Was confusing at first.
Would assume - would indicate being further away from microphone. or - to move rear ward

It is not correct Z offset would be positive to represent further from mic.

Z [mm] is horizontal distance coordinate; negative closer to mic and positive further from mic.

With IEC baffle test, I assume drivers are tested 1 meter from baffle.

Do not know for sure, would like to know. If so then datasheet FRD/phase would account for voice coil distance.
If in theory everything test 1 meter from test baffle, not 1 meter from voice coil.
Thought many times if modeling should or should not include compensation for voice coil distance from baffle.
I dont know if IEC standard states test baffle or driver voice coil for 1meter test distance.

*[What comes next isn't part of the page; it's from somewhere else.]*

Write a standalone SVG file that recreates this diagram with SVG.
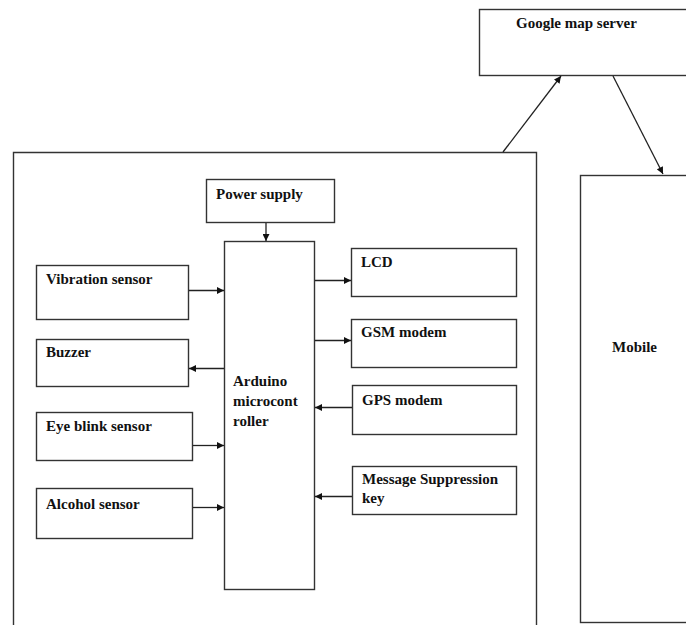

If baffle no compensation in model, if voice coil comp needed.
 
then many designers has specify value of Z such as this -45 mm. Why they add -45mm to program? I usually add + to Z if 6.5" I add around +28 to +30 mm.

Many designers also input Z value but negative. I am confused is Z in vituixcad should be + or -?

for 2 way I use tweeter position as origin of X Y Z axis adjust. Then If tweeter is top of woofer I add Y equal to "-" of distance of center of tweeter to center of woofer such as -180mm For Z, with no Waveguide in tweeter, I also add "+" to Z value of woofer.